«Сколь сладко неязвительное чувствование скорби! — восклицает Радищев, в лице которого культура эпохи сентиментализма неожиданно открывает для себя сбереженную народом древнюю «слезность». — Колико сердце оно обновляет, и онаго чувствительность!»[506] Во времена, о которых мы говорим, отлично знали, как «чувствование скорби» обновляет сердце, но, впрочем, отнюдь не согласились бы, что ему следует оставаться «неязвительным». Нет, бурав должен именно «уязвить» душу, болезненно войти в нее, чтобы открыть глубокий источник.
То же упоение слезами, которое ощущается в истории Алексия, лежит в основе хотя бы легенды об Археллите (это сирийско-коптское искажение греческого имени Архелладий).
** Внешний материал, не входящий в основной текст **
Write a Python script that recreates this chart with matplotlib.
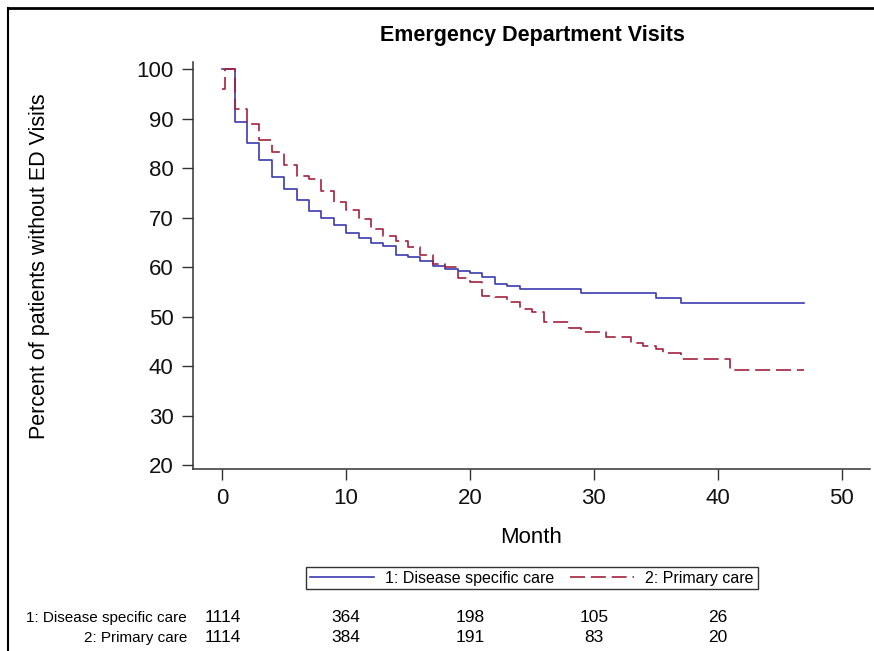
import numpy as np
import matplotlib.pyplot as plt
from matplotlib.lines import Line2D

plt.rcParams['font.family'] = ['Liberation Sans', 'DejaVu Sans']

# Kaplan-Meier style curves (percent without ED visit)
months_dsc = [0, 1, 2, 3, 4, 5, 6, 7, 8, 9, 10, 11, 12, 13, 14, 15, 16, 17, 18,
              19, 20, 21, 22, 23, 24, 29, 35, 37, 47]
pct_dsc = [100, 89.3, 85.2, 81.6, 78.2, 75.8, 73.5, 71.3, 69.9, 68.6, 67.0, 66.0,
           64.9, 64.3, 62.4, 62.1, 61.3, 60.2, 59.7, 59.3, 58.9, 58.1, 56.6, 56.3,
           55.6, 54.7, 53.8, 52.8, 52.8]

months_pc = [0, 0.2, 1, 2, 3, 4, 5, 6, 7, 8, 9, 10, 11, 12, 13, 14, 15, 16, 17, 18,
             19, 20, 21, 22, 23, 24, 25, 26, 28, 29, 31, 33, 34, 35, 35.6, 37, 41, 47]
pct_pc = [96, 100, 91.9, 89.0, 85.7, 83.2, 80.7, 78.5, 77.8, 75.5, 73.1, 71.5, 69.8,
          67.8, 66.4, 65.4, 64.1, 62.4, 60.7, 60.1, 57.9, 57.0, 54.2, 53.9, 53.0,
          51.5, 51.0, 49.0, 47.7, 47.0, 45.8, 44.7, 44.0, 43.4, 42.6, 41.4, 39.3, 39.3]

group_labels = ['1: Disease specific care', '2: Primary care']
risk_months = [0, 10, 20, 30, 40]
risk_dsc = [1114, 364, 198, 105, 26]
risk_pc = [1114, 384, 191, 83, 20]

W, H = 874, 651
fig = plt.figure(figsize=(W / 100, H / 100), dpi=100)
ax = fig.add_axes([193 / W, 1 - 469 / H, (870 - 193) / W, (469 - 62) / H])

blue = '#3b3bb0'
red = '#a3213f'
ax.step(months_dsc, pct_dsc, where='post', color=blue, lw=1.2,
        label=group_labels[0])
ax.step(months_pc, pct_pc, where='post', color=red, lw=1.2,
        dashes=(9, 3.5), label=group_labels[1])

ax.set_xlim(-2.37, 52.3)
ax.set_ylim(19.2, 101.5)
ax.set_xticks([0, 10, 20, 30, 40, 50])
ax.set_yticks([20, 30, 40, 50, 60, 70, 80, 90, 100])
ax.tick_params(direction='out', length=8, width=1, labelsize=16, colors='#333333',
               labelcolor='#111111', pad=6)
for s in ['top', 'right']:
    ax.spines[s].set_visible(False)
for s in ['left', 'bottom']:
    ax.spines[s].set_color('#333333')
    ax.spines[s].set_linewidth(1.1)

ax.set_xlabel('Month', fontsize=16)
ax.xaxis.set_label_coords(0.5, (469 - 527) / 407)
fig.text(40 / W, 1 - 266 / H, 'Percent of patients without ED Visits', rotation=90,
         ha='center', va='center', fontsize=15.5)
fig.text(532 / W, 1 - 36 / H, 'Emergency Department Visits', ha='center',
         va='center', fontsize=15.5, fontweight='bold')

leg = fig.legend(loc='center', bbox_to_anchor=(532 / W, 1 - 578 / H), ncol=2,
                 fontsize=11.5, frameon=True, fancybox=False, handlelength=4.0,
                 columnspacing=1.0, handletextpad=0.7, borderpad=0.25,
                 borderaxespad=0)
leg.get_frame().set_edgecolor('black')
leg.get_frame().set_linewidth(1)

# numbers at risk
for row, (lab, vals) in enumerate(zip(group_labels, [risk_dsc, risk_pc])):
    y = 1 - (618 + 20 * row) / H
    fig.text(187 / W, y, lab, ha='right', va='center', fontsize=11)
    for m, v in zip(risk_months, vals):
        xd = ax.transData.transform((m, 0))[0] / W
        fig.text(xd, y, str(v), ha='center', va='center', fontsize=12.5)

# outer frame
fig.add_artist(Line2D([8 / W, 1], [1 - 8 / H, 1 - 8 / H], color='black', lw=2,
                      transform=fig.transFigure))
fig.add_artist(Line2D([8 / W, 8 / W], [0, 1 - 8 / H], color='black', lw=1.5,
                      transform=fig.transFigure))

fig.savefig('out.png', dpi=100)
Легенда эта дала тему едва ли не лучшему произведению коптской поэзии. Сюжет ее таков: единственный сын знатной константинопольской вдовы — снова единственный сын! — отправляется учиться в дальние города, но пронзен мыслью о человеческой бренности и поступает в палестинский монастырь, где дает обет вовеки не видеть женского лица; до тоскующей матери доходят слухи о монашеских трудах ее сына, она приезжает в обитель и молит Археллита о встрече. Этим обусловлена безвыходная коллизия. Юноша не в состоянии ни отказать матери, ни нарушить обет, и ему остается тут же умереть с разбитым сердцем; мать оплакивает его и сама находит успокоение в смерти.
Нужно представить себе, как вникали люди той среды в подобные рассказы. Создаются совершенно особые понятия восточнохристианской культуры, выражаемые греческими словами «элеос» и «катаниксис»; первое — «умиление», т.е. любовь как жалость и милость, любовь с заплаканным лицом, второе — «сокрушение сердечное», сосредоточенно принимаемая боль души. Расположение к слезам оценивается как высокое духовное дарование — «дар слезный», — и его испрашивают себе в молитвах. Разумеется, в идеале это не просто чувствительность или растроганность, но мука сосредоточенного духовного пробуждения, когда душа словно вырывается из силков «мира», обдирая на себе кожу. Так оно и было — для немногих или, может быть, для многих в немногие моменты их жизни, от которых на всю жизнь оставалось разве что смутное воспоминание. Если говорить о читательской массе, ее душевная жизнь не могла не быть очень пестрой; а жития и апокрифы писались именно для массы. Читатель есть читатель, особенно на Ближнем Востоке тех времен, и он попросту очень любопытен, он не перестает искать развлечения и пищи для фантазии, может быть, еще и сладкого ужаса — как гимнастики для эмоций и шоковой терапии для своих душевных травм или попросту способа забыть на время о докучной обыденщине. Всё это вовсе не исключает запросов более серьезных, но причудливо с ними перемешивается, модифицирует их, ставит в какой-то свой контекст.
Может быть, нам, наследникам старой русской жизни и русской литературы, легче понять сформировавшийся на этой основе строй повествовательного искусства и читательского восприятия. У нас его отголоски загостились особенно долго и ушли сравнительно недавно. В прекрасном бунинском рассказе «Святые» дряхлый и одинокий старик Арсенич, бывший дворовый буфетчик, рассказывает впечатлительным барчатам житие «блудницы и мученицы Елены». Рассказывает он как надо, не торопясь, давая себе и слушателям всласть, до слез насладиться грозной выразительностью диковинных слов и душераздирающих ситуаций.
«… И вот извольте подумать: что она должна была прочувствовать в этом случае? Может, одна Фекла-странница то испытала в сновидении, в хождении своей души по мукам. А ведь, однако, один платочек белый, какой она подала нищему страннику и какой ангел на весы, в посрамление бесам, кинул, и тот спас ее, всех ее грехов тяжелее оказался!
— А зачем ее выгнали в лес? — спросили дети.
— А куда же-с? — ответил Арсенич. — Конечно, в лес дремучий, непроходимый…
— Где орлы скрыжут, — добавил Вадя.
— Истинно-с, где орлы скрыжут и всякий зверь необузданный съесть может, — повторил Арсенич с горьким торжеством. — Где дивья темь лесная и одна скала-пещера могла служить ей приютом!..»[507]
Этот буфетчик Арсенич, который сам говорит про себя, что у него «душа не нонешняго веку», — последнее звено в преемстве тянущейся через века череды рассказчиков, странников и странниц, слепых нищих, «певших Лазаря», грамотеев-начетчиков; а мы занимаемся как раз началом этой самой череды. Звучащее в его голосе «горькое торжество» — отголосок того, которое вдохновляло первые рассказы о нищенстве Алексия и сердечном надрыве Археллита.